O "New York Times" começou a publicar, para cada soldado morto, capturado ou desaparecido, um retrato e um resumo de sua jornada. Essas pequenas galerias de rostos evocavam, na memória, uma outra galeria, bem maior, que ocupou as páginas do mesmo jornal durante meses depois do atentado do 11 de setembro de 2001: os retratos e os obituários de todas as vítimas do ataque. Um ano mais tarde, na cerimônia do aniversário do atentado, em Nova York, não houve discursos de fundo, mas diversos oradores alternaram-se no palco para ler em voz alta, um a um, os nomes das 2.801 vítimas.

A cultura americana, mais do que qualquer outra, vive e pensa a coletividade como um conjunto de indivíduos.

Para um europeu ou um sul-americano, comemorar, explicar e mesmo narrar um acontecimento é, no mínimo, problemático sem explorar sua dimensão propriamente social: o encontro ou a luta de idéias, classes, nações, grupos, grandes interesses econômicos etc.
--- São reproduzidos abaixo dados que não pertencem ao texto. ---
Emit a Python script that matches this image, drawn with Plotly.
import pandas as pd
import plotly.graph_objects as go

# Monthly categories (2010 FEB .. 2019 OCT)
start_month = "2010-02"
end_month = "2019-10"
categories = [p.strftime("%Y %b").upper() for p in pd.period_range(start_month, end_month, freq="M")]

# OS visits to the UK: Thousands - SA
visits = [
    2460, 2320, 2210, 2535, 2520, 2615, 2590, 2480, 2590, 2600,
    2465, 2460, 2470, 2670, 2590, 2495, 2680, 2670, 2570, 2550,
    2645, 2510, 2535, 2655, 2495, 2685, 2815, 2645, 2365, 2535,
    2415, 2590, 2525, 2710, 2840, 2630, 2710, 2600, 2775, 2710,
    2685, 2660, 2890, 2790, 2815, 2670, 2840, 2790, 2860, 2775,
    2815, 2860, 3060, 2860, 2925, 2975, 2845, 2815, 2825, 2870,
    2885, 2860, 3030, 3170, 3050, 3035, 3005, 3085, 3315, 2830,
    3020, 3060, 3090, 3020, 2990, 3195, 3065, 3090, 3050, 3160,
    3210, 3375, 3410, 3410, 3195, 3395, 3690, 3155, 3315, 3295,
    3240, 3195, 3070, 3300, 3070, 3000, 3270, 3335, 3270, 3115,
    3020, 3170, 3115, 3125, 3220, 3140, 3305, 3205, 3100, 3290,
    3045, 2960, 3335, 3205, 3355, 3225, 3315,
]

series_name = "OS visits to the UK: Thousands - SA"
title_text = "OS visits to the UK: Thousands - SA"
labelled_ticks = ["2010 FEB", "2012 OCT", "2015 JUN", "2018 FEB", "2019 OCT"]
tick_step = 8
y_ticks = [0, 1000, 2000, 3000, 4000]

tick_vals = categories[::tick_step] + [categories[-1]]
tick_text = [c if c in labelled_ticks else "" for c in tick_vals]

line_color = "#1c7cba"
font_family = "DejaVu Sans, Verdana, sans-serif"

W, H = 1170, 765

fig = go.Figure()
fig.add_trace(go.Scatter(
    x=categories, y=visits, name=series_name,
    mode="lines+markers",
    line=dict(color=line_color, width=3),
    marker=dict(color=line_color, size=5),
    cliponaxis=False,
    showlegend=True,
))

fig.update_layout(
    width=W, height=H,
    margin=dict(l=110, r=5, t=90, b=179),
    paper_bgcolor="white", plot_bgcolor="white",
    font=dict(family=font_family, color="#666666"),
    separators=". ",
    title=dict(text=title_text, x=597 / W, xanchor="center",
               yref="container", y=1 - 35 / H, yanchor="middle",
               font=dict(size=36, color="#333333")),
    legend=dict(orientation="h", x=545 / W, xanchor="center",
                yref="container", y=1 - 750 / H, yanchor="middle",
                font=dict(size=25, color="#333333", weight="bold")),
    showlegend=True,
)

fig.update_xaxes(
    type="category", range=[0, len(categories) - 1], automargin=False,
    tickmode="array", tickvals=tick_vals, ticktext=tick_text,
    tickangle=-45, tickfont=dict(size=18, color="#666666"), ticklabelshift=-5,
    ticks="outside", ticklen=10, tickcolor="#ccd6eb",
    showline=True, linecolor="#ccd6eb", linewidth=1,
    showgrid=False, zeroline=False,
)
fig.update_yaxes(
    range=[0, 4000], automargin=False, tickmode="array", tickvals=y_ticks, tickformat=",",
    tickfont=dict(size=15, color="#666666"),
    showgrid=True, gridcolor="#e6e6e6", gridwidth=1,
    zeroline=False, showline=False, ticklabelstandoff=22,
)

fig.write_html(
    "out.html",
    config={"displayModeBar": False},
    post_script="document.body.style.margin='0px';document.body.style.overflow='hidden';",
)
Para um americano, um fato, por social que seja, é, fundamentalmente, a história dos indivíduos que nele se envolveram. Assim, a conquista do Oeste é contada como a história da arrogância suicida do general Custer ou, numa versão progressista, como o drama de Touro Sentado antevendo o fim de sua gente. A narração pode subentender o conflito entre, por exemplo, a marcha gananciosa da modernidade e o direito dos indígenas à vida e à sabedoria de sua própria cultura. Mas a forma da história é sempre a aventura singular de homens e mulheres.

Na semana retrasada, a soldado Jessica Lynch, prisioneira dos iraquianos, foi liberada por uma ação das forças especiais. A televisão americana nos fez conhecer a casa, os pais, o irmão, a irmã, a motivação e os projetos de Jessica. Uma das grandes revistas semanais propôs na capa uma variante do título de um famoso filme de Steven Spielberg: "O Resgate da Soldado Lynch".
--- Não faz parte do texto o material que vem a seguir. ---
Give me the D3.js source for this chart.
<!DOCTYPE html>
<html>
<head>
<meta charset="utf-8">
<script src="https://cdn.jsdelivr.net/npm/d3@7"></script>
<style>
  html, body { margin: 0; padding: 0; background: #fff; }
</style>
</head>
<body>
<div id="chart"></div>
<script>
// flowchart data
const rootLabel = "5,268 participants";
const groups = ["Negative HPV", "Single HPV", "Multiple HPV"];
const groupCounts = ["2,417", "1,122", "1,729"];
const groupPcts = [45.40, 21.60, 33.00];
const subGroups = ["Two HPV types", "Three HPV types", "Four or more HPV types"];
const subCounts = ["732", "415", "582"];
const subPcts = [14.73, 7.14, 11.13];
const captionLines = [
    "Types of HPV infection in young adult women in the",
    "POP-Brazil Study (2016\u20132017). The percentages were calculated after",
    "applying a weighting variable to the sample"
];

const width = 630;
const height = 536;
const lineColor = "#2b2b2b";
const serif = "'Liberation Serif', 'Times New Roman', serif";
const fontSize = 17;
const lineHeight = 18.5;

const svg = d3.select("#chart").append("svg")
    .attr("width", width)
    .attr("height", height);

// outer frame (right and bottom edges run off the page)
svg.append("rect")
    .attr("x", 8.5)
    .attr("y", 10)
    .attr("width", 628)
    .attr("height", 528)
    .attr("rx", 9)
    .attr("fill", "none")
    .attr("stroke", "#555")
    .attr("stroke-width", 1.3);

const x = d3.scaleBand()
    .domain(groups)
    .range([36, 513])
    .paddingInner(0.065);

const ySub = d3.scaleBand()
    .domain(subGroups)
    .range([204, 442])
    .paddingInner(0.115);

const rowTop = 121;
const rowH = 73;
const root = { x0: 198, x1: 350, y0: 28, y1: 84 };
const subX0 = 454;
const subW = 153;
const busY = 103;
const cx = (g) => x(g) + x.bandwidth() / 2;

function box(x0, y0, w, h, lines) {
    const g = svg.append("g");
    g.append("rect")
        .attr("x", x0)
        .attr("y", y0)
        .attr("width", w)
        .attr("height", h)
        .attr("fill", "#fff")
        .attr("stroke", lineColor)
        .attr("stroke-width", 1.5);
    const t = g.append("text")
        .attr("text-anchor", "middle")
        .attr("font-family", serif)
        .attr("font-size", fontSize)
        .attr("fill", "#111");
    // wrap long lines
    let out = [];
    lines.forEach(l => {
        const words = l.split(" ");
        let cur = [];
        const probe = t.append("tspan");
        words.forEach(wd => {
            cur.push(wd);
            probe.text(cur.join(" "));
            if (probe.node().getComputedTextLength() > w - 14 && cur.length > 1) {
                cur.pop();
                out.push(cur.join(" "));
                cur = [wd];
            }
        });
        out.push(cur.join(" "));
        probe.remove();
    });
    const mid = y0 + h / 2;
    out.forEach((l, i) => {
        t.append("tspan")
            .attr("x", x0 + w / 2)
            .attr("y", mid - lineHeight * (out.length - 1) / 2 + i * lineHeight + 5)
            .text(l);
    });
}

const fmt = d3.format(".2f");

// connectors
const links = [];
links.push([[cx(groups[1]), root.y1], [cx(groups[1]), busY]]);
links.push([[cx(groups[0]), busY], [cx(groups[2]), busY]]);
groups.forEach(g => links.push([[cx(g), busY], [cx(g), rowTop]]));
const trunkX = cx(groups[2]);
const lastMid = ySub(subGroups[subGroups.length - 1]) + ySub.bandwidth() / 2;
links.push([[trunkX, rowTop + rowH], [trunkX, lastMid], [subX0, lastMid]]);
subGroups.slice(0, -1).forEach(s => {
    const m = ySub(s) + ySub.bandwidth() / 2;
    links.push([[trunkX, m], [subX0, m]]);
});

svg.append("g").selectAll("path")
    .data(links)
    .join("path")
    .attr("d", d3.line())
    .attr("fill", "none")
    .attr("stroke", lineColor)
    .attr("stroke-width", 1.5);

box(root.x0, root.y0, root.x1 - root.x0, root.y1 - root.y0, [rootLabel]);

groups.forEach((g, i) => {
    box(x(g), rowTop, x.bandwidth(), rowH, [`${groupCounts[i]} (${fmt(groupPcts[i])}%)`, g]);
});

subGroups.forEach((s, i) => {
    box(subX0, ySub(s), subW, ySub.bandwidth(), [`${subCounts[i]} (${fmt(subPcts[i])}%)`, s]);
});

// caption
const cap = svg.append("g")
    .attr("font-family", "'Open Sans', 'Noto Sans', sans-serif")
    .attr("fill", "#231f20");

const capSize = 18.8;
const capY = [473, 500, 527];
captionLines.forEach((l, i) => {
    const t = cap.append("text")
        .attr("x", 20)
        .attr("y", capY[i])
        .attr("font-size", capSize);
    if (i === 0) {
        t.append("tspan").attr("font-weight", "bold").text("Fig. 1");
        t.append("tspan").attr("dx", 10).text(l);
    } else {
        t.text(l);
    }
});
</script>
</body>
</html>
Hollywood só podia nascer numa cultura em que, seja qual for a dimensão social dos fatos, a experiência toma, espontaneamente e para todos, a forma de uma história de aventuras. Nesse tipo de cultura, qualquer vida promete um roteiro de filme.

Criticamos ou desprezamos Hollywood pelas simplificações, pelos silêncios e pelas ignorâncias, talvez inevitáveis ao reduzir a complexidade da história às andanças singulares dos indivíduos. Mas, no fundo, essa crítica se endereça a nós mesmos. Defendemos um entendimento do mundo em que causas e conflitos coletivos são mais importantes que a epopéia dos indivíduos. Temos toda a razão. No entanto a crítica do reducionismo de Hollywood é a maneira que encontramos para reprimir uma dimensão crucial de nossa própria experiência: o mundo nos interessa só porque constitui o cenário da aventura de nossas vidas. Hollywood, desprezada, cativa-nos e fascina-nos porque glorifica um individualismo que é o nosso. Portanto, mesmo envergonhados, entramos no cinema.

Um exemplo. Certo, os americanos perderam a Guerra do Vietnã. Alguns dizem, resignados, que o conflito, além de horrível, foi inútil: os EUA, a longo prazo, ganhariam sem guerra, à força de propaganda ou porque o McDonald's se instalaria em Hanói. Errado e um pouco primário: a sedução é outra. Responda rápido: o que é para você a Guerra do Vietnã? "Nascido para Matar", "Platoon" ou "Apocalypse Now"?